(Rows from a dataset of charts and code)
........

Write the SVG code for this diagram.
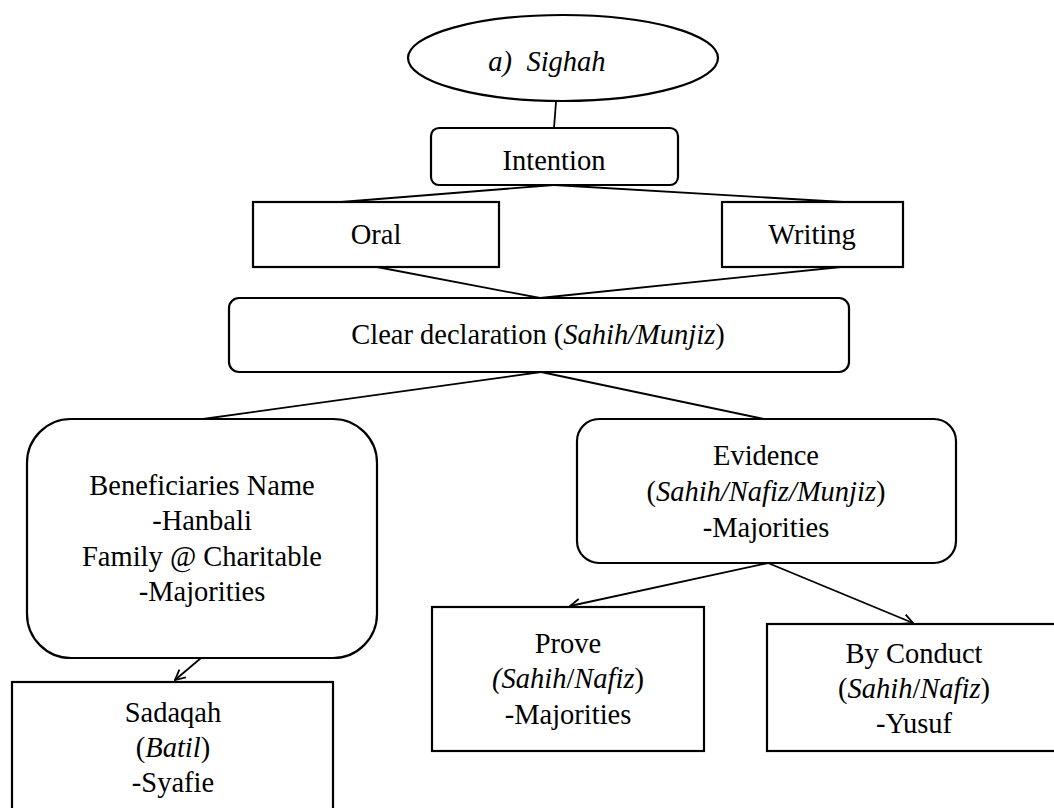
<svg xmlns="http://www.w3.org/2000/svg" width="1054" height="808" viewBox="0 0 1054 808">
<style>
.box{fill:#fff;stroke:#000;stroke-width:2.2}
.ln{stroke:#000;stroke-width:1.8;fill:none}
.t{font-family:"Liberation Serif","Times New Roman",serif;font-size:28.5px;fill:#000;text-anchor:middle}
.i{font-style:italic}
</style>
<defs>
<marker id="arr" viewBox="0 0 12 12" refX="11" refY="6" markerWidth="12" markerHeight="12" markerUnits="userSpaceOnUse" orient="auto">
<path d="M1,1 L11,6 L1,11" fill="none" stroke="#000" stroke-width="1.8"/>
</marker>
</defs>
<rect width="1054" height="808" fill="#fff"/>
<g id="connectors">
<line class="ln" x1="556" y1="102" x2="554" y2="128"/>
<line class="ln" x1="554" y1="185" x2="341" y2="202"/>
<line class="ln" x1="554" y1="185" x2="843" y2="202"/>
<line class="ln" x1="377" y1="267" x2="540" y2="298"/>
<line class="ln" x1="841" y1="267" x2="540" y2="298"/>
<line class="ln" x1="541" y1="372" x2="203" y2="419"/>
<line class="ln" x1="541" y1="372" x2="764" y2="419"/>
<line class="ln" x1="201" y1="658" x2="175" y2="680" marker-end="url(#arr)"/>
<line class="ln" x1="768" y1="563" x2="570" y2="606" marker-end="url(#arr)"/>
<line class="ln" x1="768" y1="563" x2="913" y2="623" marker-end="url(#arr)"/>
</g>
<g id="sighah">
<ellipse class="box" cx="563" cy="58" rx="155" ry="43"/>
<text class="t i" x="500" y="71">a)</text>
<text class="t i" x="566" y="71">Sighah</text>
</g>
<g id="intention">
<rect class="box" x="431" y="128" width="247" height="57" rx="8"/>
<text class="t" x="554" y="170">Intention</text>
</g>
<g id="oral">
<rect class="box" x="253" y="202" width="246" height="65"/>
<text class="t" x="376" y="244">Oral</text>
</g>
<g id="writing">
<rect class="box" x="722" y="202" width="181" height="65"/>
<text class="t" x="812" y="244">Writing</text>
</g>
<g id="clear">
<rect class="box" x="229" y="298" width="620" height="74" rx="10"/>
<text class="t" x="538" y="344">Clear declaration (<tspan class="i">Sahih/Munjiz</tspan>)</text>
</g>
<g id="beneficiaries">
<rect class="box" x="27" y="419" width="350" height="239" rx="44"/>
<text class="t" x="202" y="495">Beneficiaries Name</text>
<text class="t" x="202" y="530">-Hanbali</text>
<text class="t" x="202" y="566">Family @ Charitable</text>
<text class="t" x="202" y="601">-Majorities</text>
</g>
<g id="evidence">
<rect class="box" x="577" y="419" width="379" height="144" rx="22"/>
<text class="t" x="766" y="465">Evidence</text>
<text class="t" x="766" y="501">(<tspan class="i">Sahih/Nafiz/Munjiz</tspan>)</text>
<text class="t" x="766" y="537">-Majorities</text>
</g>
<g id="sadaqah">
<rect class="box" x="12" y="682" width="321" height="140"/>
<text class="t" x="173" y="722">Sadaqah</text>
<text class="t" x="173" y="757">(<tspan class="i">Batil</tspan>)</text>
<text class="t" x="173" y="792">-Syafie</text>
</g>
<g id="prove">
<rect class="box" x="432" y="607" width="272" height="144"/>
<text class="t" x="568" y="653">Prove</text>
<text class="t" x="568" y="688"><tspan class="i">(Sahih</tspan>/<tspan class="i">Nafiz</tspan>)</text>
<text class="t" x="568" y="724">-Majorities</text>
</g>
<g id="byconduct">
<rect class="box" x="767" y="624" width="300" height="127"/>
<text class="t" x="914" y="663">By Conduct</text>
<text class="t" x="914" y="698">(<tspan class="i">Sahih</tspan>/<tspan class="i">Nafiz</tspan>)</text>
<text class="t" x="914" y="733">-Yusuf</text>
</g>
</svg>
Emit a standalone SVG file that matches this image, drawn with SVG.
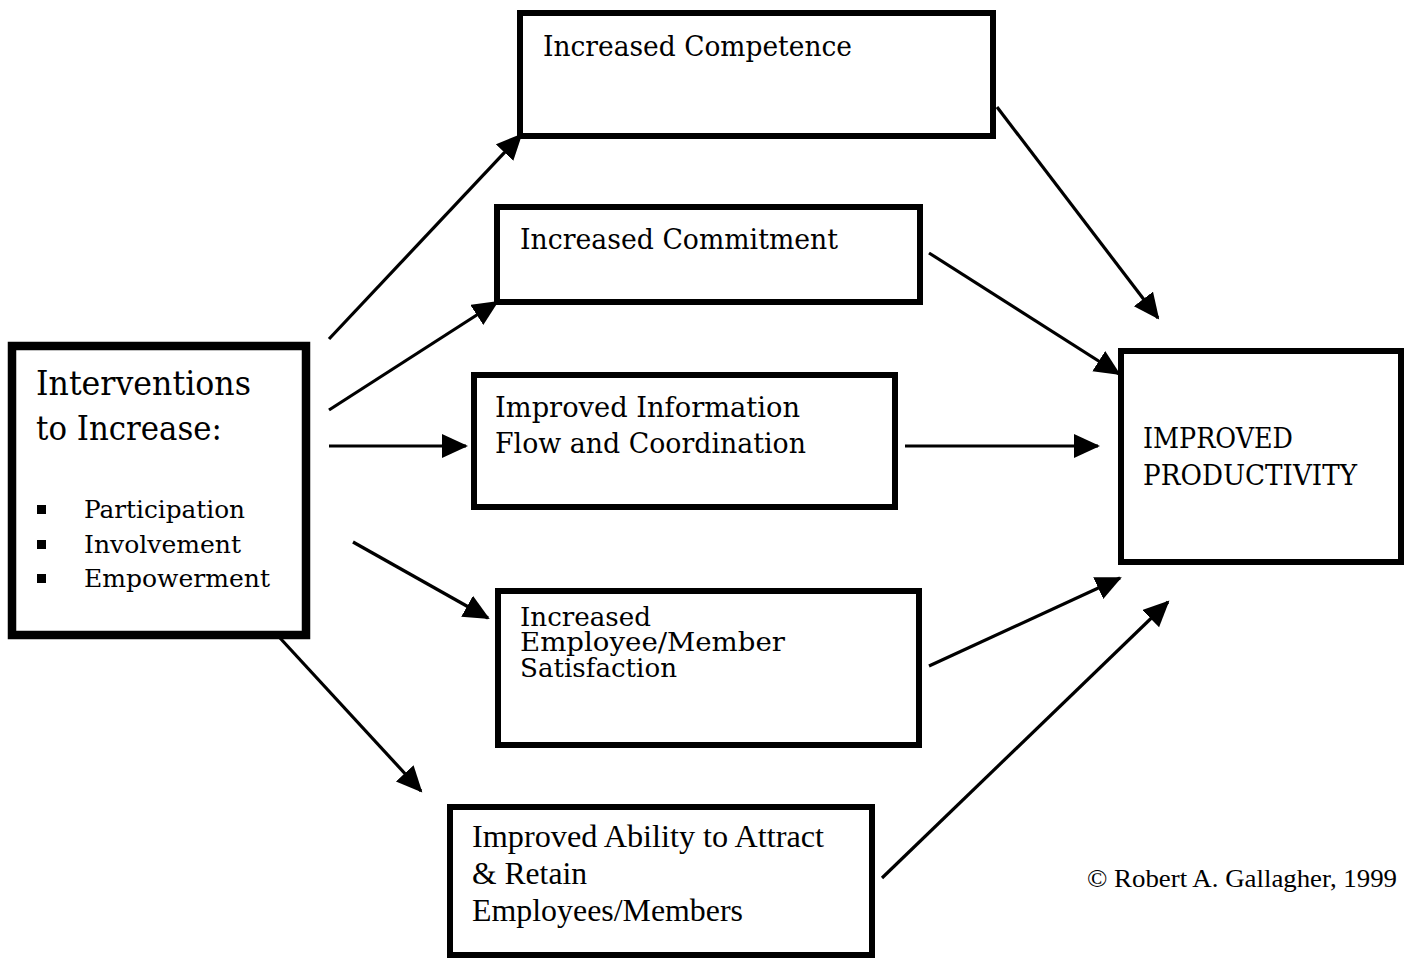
<svg xmlns="http://www.w3.org/2000/svg" width="1408" height="959" viewBox="0 0 1408 959">
  <style>
    .box { fill: #ffffff; stroke: #000000; stroke-width: 6; }
    .box-heavy { fill: #ffffff; stroke: #000000; stroke-width: 8.5; }
    .cam { font-family: "DejaVu Serif", "Liberation Serif", serif; fill: #000000; }
    .tms { font-family: "Liberation Serif", "Times New Roman", serif; fill: #000000; }
    .link { stroke: #000000; stroke-width: 3.2; fill: none; marker-end: url(#head); }
  </style>
  <defs>
    <marker id="head" markerUnits="userSpaceOnUse" markerWidth="30" markerHeight="30" refX="24" refY="12" orient="auto">
      <path d="M0,0 L26,12 L0,24 Z" fill="#000000"/>
    </marker>
  </defs>

  <rect width="1408" height="959" fill="#ffffff"/>

  <!-- connectors -->
  <g id="connectors">
    <line class="link" x1="329" y1="339" x2="521" y2="135"/>
    <line class="link" x1="329" y1="410" x2="497" y2="302"/>
    <line class="link" x1="329" y1="446" x2="466" y2="446"/>
    <line class="link" x1="353" y1="542" x2="488" y2="618"/>
    <line class="link" x1="280" y1="638" x2="421" y2="791"/>
    <line class="link" x1="997" y1="107" x2="1158" y2="318"/>
    <line class="link" x1="929" y1="253" x2="1119" y2="374"/>
    <line class="link" x1="905" y1="446" x2="1098" y2="446"/>
    <line class="link" x1="929" y1="666" x2="1120" y2="578"/>
    <line class="link" x1="882" y1="878" x2="1168" y2="602"/>
  </g>

  <!-- source box -->
  <g id="interventions">
    <rect class="box-heavy" x="12" y="346" width="294" height="289"/>
    <text class="cam" x="36" y="395" font-size="33" textLength="215" lengthAdjust="spacingAndGlyphs">Interventions</text>
    <text class="cam" x="36" y="440" font-size="33" textLength="186" lengthAdjust="spacingAndGlyphs">to Increase:</text>
    <rect x="37" y="505" width="9" height="9" fill="#000000"/>
    <rect x="37" y="540" width="9" height="9" fill="#000000"/>
    <rect x="37" y="574" width="9" height="9" fill="#000000"/>
    <text class="cam" x="84" y="518" font-size="24" textLength="161" lengthAdjust="spacingAndGlyphs">Participation</text>
    <text class="cam" x="84" y="553" font-size="24" textLength="157" lengthAdjust="spacingAndGlyphs">Involvement</text>
    <text class="cam" x="84" y="587" font-size="24" textLength="186" lengthAdjust="spacingAndGlyphs">Empowerment</text>
  </g>

  <g id="competence">
    <rect class="box" x="520" y="13" width="473" height="123"/>
    <text class="cam" x="543" y="56" font-size="27" textLength="309" lengthAdjust="spacingAndGlyphs">Increased Competence</text>
  </g>

  <g id="commitment">
    <rect class="box" x="497" y="207" width="423" height="95"/>
    <text class="cam" x="520" y="249" font-size="27" textLength="318" lengthAdjust="spacingAndGlyphs">Increased Commitment</text>
  </g>

  <g id="information">
    <rect class="box" x="474" y="375" width="421" height="132"/>
    <text class="cam" x="495" y="417" font-size="27" textLength="305" lengthAdjust="spacingAndGlyphs">Improved Information</text>
    <text class="cam" x="495" y="453" font-size="27" textLength="311" lengthAdjust="spacingAndGlyphs">Flow and Coordination</text>
  </g>

  <!-- lines set tightly, as in the printed chart -->
  <g id="satisfaction">
    <rect class="box" x="498" y="591" width="421" height="154"/>
    <text class="cam" x="520" y="626" font-size="26" textLength="131" lengthAdjust="spacingAndGlyphs">Increased</text>
    <text class="cam" x="520" y="651" font-size="26" textLength="265" lengthAdjust="spacingAndGlyphs">Employee/Member</text>
    <text class="cam" x="520" y="677" font-size="26" textLength="157" lengthAdjust="spacingAndGlyphs">Satisfaction</text>
  </g>

  <g id="attract-retain">
    <rect class="box" x="450" y="807" width="422" height="148"/>
    <text class="tms" x="472" y="847" font-size="32" textLength="352" lengthAdjust="spacingAndGlyphs">Improved Ability to Attract</text>
    <text class="tms" x="472" y="884" font-size="32" textLength="115" lengthAdjust="spacingAndGlyphs">&amp; Retain</text>
    <text class="tms" x="472" y="921" font-size="32" textLength="271" lengthAdjust="spacingAndGlyphs">Employees/Members</text>
  </g>

  <g id="productivity">
    <rect class="box" x="1121" y="351" width="280" height="211"/>
    <text class="cam" x="1143" y="448" font-size="27" textLength="150" lengthAdjust="spacingAndGlyphs">IMPROVED</text>
    <text class="cam" x="1143" y="485" font-size="27" textLength="214" lengthAdjust="spacingAndGlyphs">PRODUCTIVITY</text>
  </g>

  <text class="tms" x="1087" y="887" font-size="26" textLength="310" lengthAdjust="spacingAndGlyphs">© Robert A. Gallagher, 1999</text>
</svg>
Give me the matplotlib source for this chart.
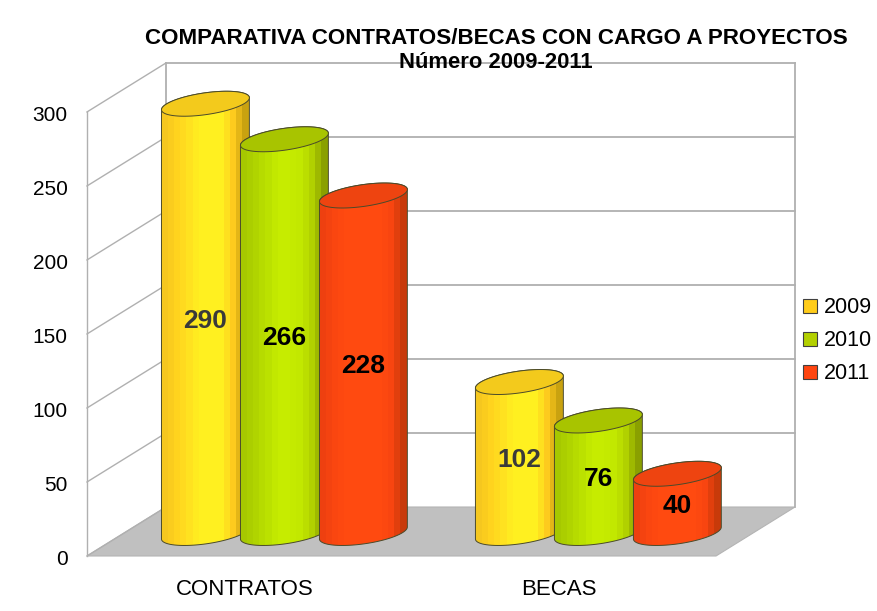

........

Challenge: Identify which lines contain the word "source" and copy each one.

Exercise response:
  <!-- source box -->
Give me the matplotlib source for this chart.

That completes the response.